■ Objective ■
Locate each line below that includes "this" and reproduce it.

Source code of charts
====
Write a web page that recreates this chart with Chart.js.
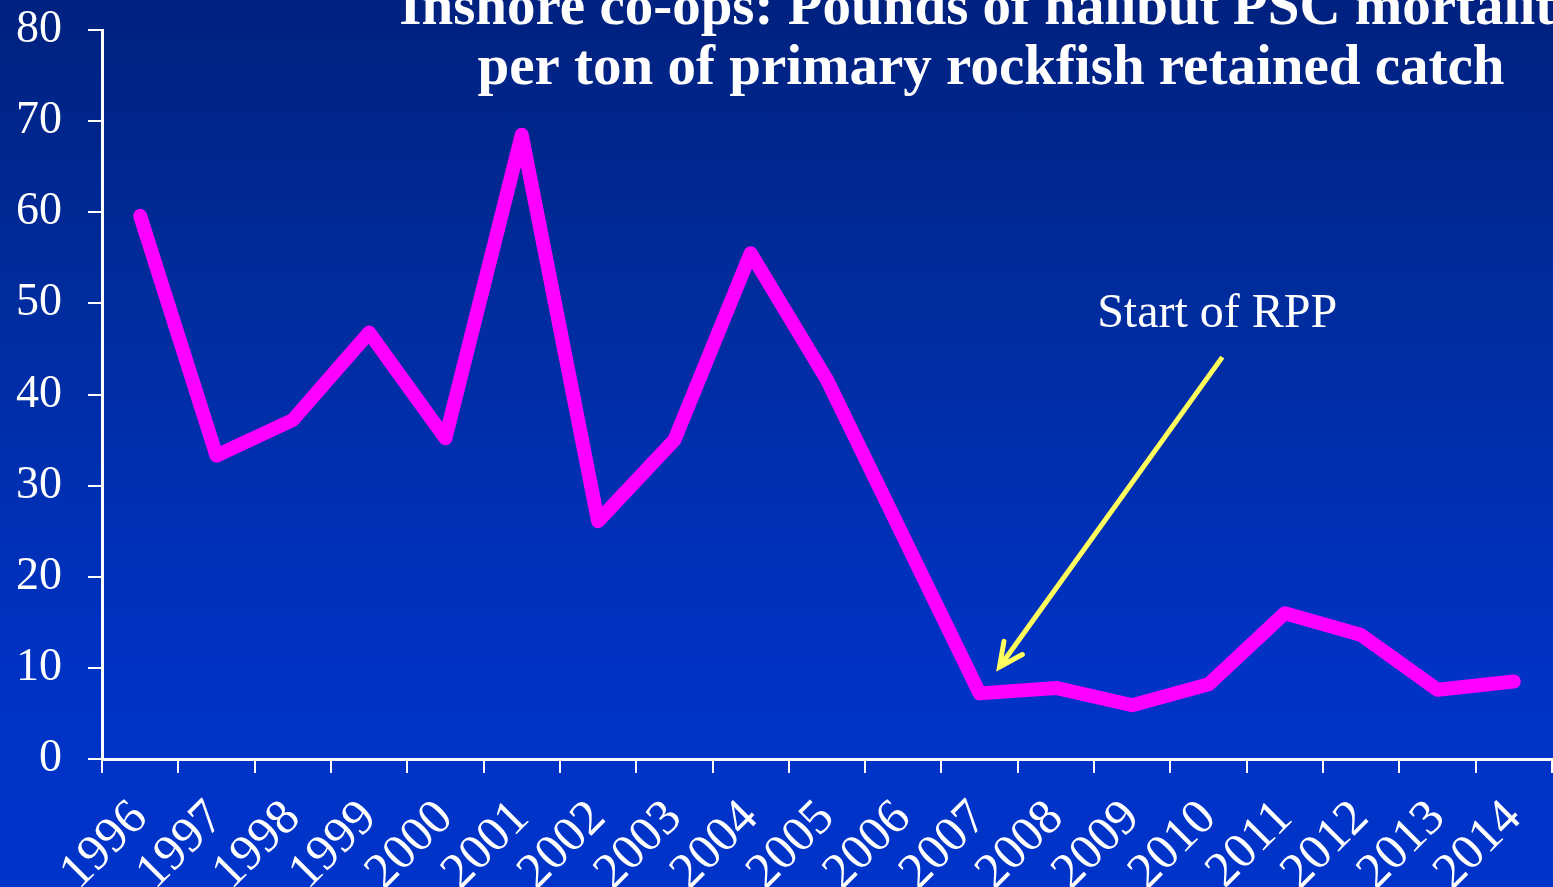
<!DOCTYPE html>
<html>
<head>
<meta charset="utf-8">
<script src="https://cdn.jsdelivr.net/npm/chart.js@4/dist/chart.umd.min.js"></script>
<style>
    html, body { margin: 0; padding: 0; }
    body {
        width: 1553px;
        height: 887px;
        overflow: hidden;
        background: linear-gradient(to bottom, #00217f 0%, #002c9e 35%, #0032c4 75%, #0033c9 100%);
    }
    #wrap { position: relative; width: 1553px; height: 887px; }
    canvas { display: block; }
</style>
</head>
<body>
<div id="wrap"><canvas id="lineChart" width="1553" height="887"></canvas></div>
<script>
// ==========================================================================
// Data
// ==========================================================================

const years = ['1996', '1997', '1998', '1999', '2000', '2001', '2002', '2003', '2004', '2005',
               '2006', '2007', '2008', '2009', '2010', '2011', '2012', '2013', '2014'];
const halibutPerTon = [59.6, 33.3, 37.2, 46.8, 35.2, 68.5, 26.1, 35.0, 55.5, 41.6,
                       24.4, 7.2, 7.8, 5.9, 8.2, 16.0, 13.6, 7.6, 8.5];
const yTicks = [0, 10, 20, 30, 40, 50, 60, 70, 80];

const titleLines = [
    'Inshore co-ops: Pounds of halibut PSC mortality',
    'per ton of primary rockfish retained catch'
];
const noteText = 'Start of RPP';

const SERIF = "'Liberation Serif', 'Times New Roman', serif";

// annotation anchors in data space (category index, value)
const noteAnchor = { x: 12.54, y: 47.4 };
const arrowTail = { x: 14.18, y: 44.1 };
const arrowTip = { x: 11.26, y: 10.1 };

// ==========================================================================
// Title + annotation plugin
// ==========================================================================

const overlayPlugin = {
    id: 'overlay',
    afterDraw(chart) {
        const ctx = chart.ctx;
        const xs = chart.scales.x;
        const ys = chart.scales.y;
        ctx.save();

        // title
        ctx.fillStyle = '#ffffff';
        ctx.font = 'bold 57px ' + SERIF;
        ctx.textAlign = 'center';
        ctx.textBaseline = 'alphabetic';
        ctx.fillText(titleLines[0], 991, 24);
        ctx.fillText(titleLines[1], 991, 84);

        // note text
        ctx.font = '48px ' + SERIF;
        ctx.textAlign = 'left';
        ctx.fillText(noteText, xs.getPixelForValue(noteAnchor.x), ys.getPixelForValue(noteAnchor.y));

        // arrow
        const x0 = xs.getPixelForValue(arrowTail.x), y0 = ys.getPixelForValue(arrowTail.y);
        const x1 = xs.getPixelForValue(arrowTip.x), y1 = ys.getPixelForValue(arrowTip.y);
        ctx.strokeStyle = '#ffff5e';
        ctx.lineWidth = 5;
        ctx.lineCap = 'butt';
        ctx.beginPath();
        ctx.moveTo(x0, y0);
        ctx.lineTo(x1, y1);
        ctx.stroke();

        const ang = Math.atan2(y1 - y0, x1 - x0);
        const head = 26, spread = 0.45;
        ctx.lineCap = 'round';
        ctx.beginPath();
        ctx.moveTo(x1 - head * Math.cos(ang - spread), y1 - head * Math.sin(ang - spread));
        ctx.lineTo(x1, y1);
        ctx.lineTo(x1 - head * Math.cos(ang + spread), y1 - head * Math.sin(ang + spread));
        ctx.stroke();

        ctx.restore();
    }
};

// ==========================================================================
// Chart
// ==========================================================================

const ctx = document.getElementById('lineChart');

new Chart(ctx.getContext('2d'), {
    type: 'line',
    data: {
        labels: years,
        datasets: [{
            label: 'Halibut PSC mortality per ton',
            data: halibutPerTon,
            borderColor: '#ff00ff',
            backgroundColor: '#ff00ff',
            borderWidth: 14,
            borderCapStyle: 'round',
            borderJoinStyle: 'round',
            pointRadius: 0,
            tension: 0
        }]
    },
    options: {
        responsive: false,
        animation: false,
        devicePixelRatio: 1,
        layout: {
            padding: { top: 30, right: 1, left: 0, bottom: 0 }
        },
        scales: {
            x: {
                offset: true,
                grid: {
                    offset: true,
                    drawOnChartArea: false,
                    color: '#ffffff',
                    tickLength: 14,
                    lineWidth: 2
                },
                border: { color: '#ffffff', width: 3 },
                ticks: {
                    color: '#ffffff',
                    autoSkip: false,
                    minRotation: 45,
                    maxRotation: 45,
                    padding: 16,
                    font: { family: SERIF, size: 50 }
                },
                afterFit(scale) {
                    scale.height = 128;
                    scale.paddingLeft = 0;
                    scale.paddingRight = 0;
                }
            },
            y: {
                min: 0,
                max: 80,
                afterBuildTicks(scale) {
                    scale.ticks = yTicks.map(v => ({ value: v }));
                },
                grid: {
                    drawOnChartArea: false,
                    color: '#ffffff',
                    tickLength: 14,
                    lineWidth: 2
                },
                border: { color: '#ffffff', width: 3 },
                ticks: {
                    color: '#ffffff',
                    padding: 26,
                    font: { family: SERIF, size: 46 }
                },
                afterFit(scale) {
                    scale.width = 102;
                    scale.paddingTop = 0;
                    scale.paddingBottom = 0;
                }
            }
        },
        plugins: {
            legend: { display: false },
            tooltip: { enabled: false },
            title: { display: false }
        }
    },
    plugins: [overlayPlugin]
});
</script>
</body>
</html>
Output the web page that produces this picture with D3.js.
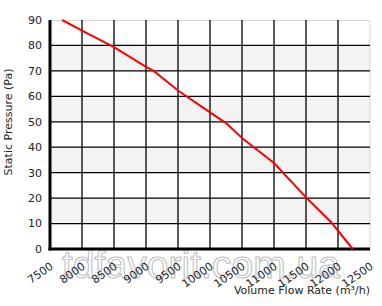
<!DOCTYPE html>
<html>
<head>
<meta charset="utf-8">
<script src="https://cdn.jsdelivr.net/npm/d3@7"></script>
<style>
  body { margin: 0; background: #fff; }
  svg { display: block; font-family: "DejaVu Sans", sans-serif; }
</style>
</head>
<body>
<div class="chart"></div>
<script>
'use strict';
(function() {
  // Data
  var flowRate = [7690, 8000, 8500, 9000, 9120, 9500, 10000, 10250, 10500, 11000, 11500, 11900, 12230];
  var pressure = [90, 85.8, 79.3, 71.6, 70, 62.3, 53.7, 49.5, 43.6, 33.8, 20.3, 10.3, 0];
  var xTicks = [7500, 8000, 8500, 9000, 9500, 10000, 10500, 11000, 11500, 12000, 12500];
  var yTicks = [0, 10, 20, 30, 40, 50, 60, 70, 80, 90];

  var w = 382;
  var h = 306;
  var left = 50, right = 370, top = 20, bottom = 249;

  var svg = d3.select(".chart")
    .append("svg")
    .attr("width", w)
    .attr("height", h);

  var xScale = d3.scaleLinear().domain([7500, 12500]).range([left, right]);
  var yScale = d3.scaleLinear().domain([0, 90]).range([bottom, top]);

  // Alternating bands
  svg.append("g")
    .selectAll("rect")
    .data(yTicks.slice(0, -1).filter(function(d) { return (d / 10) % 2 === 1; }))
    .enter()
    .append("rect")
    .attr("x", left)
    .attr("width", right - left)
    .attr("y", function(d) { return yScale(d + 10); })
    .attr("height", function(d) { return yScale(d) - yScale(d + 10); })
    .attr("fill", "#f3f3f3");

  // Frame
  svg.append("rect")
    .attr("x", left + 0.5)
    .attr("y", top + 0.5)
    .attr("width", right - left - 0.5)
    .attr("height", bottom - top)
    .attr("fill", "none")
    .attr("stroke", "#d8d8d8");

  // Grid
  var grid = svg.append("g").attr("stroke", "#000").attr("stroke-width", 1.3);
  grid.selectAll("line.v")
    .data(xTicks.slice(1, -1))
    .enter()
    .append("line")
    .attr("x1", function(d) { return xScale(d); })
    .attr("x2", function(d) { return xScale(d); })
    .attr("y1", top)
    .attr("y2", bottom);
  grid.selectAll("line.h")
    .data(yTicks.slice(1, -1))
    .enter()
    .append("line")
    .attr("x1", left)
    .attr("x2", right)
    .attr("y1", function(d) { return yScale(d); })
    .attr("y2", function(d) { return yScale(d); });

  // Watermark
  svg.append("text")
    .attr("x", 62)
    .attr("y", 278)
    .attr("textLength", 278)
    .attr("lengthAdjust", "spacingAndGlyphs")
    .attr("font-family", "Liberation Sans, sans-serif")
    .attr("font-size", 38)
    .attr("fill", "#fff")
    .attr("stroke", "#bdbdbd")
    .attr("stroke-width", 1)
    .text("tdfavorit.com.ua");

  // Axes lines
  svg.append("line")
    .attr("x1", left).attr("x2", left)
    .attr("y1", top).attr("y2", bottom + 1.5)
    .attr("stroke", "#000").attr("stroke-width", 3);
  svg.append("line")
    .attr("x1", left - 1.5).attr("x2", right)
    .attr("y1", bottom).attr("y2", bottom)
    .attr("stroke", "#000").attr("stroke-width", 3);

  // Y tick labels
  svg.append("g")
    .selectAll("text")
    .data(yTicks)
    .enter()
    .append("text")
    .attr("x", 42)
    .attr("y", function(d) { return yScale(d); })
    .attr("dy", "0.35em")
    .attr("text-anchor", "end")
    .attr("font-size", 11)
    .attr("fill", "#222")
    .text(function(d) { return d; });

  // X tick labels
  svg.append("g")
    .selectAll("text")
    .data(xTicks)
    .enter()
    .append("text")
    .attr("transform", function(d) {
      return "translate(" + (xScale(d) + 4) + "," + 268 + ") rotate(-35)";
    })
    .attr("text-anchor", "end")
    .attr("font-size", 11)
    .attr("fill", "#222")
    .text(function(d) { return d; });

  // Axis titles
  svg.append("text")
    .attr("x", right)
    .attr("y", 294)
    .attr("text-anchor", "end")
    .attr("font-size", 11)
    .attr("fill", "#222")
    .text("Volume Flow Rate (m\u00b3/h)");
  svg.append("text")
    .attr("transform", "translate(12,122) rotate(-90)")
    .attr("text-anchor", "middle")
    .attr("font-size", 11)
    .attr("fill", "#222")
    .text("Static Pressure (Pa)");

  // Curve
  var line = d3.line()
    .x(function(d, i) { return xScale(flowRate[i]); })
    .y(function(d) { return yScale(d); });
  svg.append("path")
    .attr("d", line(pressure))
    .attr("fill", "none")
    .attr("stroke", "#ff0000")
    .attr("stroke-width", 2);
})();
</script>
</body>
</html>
====
■ Answer in full ■
Write a web page that recreates this chart with Chart.js.
Output the web page that produces this picture with D3.js.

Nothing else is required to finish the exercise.